In August, the company said Ocean Wind 1 would be delayed until 2026 due to broader economic conditions in the U.S. and the inability to secure enough federal tax credits for the project. Prior to approving Ocean Wind 1, the Biden administration also had approved offshore wind projects off Massachusetts, Rhode Island and New York. During an earnings call, Orsted had said its U.S. projects appeared to be worth less than they had been at the time of approval, and that it may need to write off $2.3 billion on them.

New Jersey Gov. Phil Murphy has sought to make the state a leader in wind energy on the East Coast. His administration also has approved a second project with Orsted, Ocean Wind 2, that would power another 500,000 homes to the north of the Ocean Wind 1 project. Ocean Wind 2 does not yet have federal approval.

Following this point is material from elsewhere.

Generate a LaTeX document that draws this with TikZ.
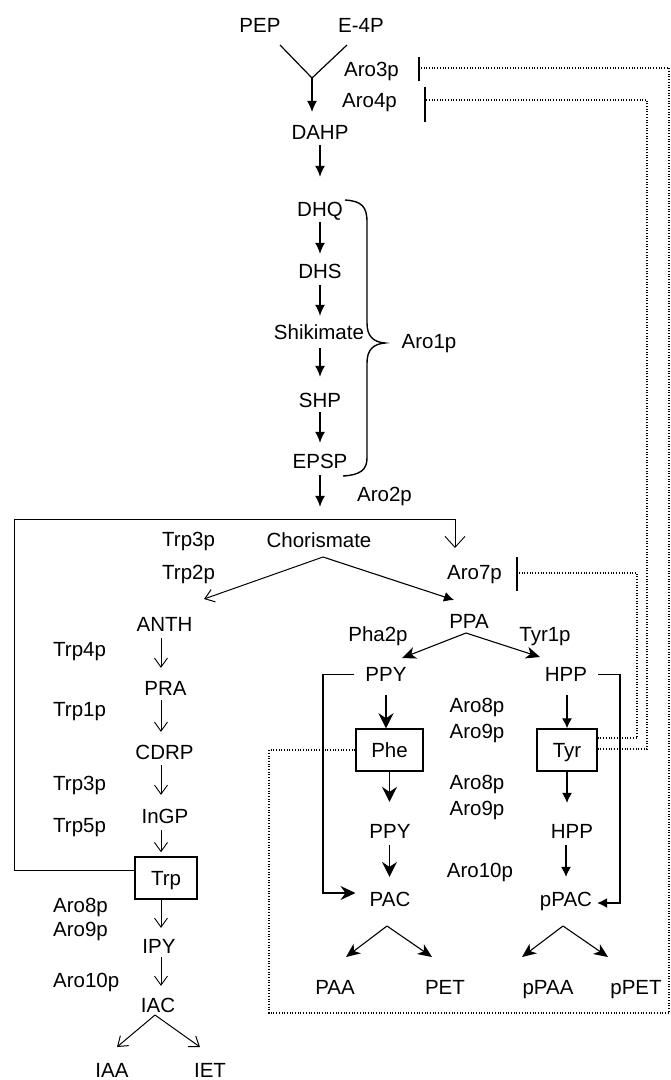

In June, the state created a legal carve-out that permits Orsted to keep federal tax credits for its wind farm projects instead of passing future savings on to ratepayers. When the company originally submitted its application to the Board of Public Utilities in 2019, it had said it would return current or future federal credits to ratepayers to keep the costs of wind energy down. Opponents of offshore energy in New Jersey filed a lawsuit challenging the lifting of that requirement for Orsted, arguing it amounts to a break for a single company.

During the earnings call this summer, Orsted said it had been considering abandoning Ocean Wind 1, but still planned to move forward.

The company's other U.S. projects have faced hurdles as well. Earlier this week, New York's Public Service Commission rejected requests by Orsted and other renewable energy companies to give them higher prices for their projects. The state's denial cited steep increases in energy costs for ratepayers if contracts with developers were revised. Many of the contracts for these projects were established when costs were lower.

The ruling in New York could be a major blow to offshore wind development in the U.S. Inflation and supply-chain issues have put the viability of previously approved projects in question.

In New Jersey, some opponents of offshore wind have argued that it will damage the ocean ecosystem and threaten wildlife. These groups and some Republican leaders in the state have linked whale deaths and strandings to pre-construction surveying offshore, but the National Ocean & Atmospheric Administration and the federal Bureau of Ocean Energy Management say there's no scientific proof of a connection between them. The NOAA contends climate change has pushed more whales and their prey into coastal areas where they are more likely to be struck by boats.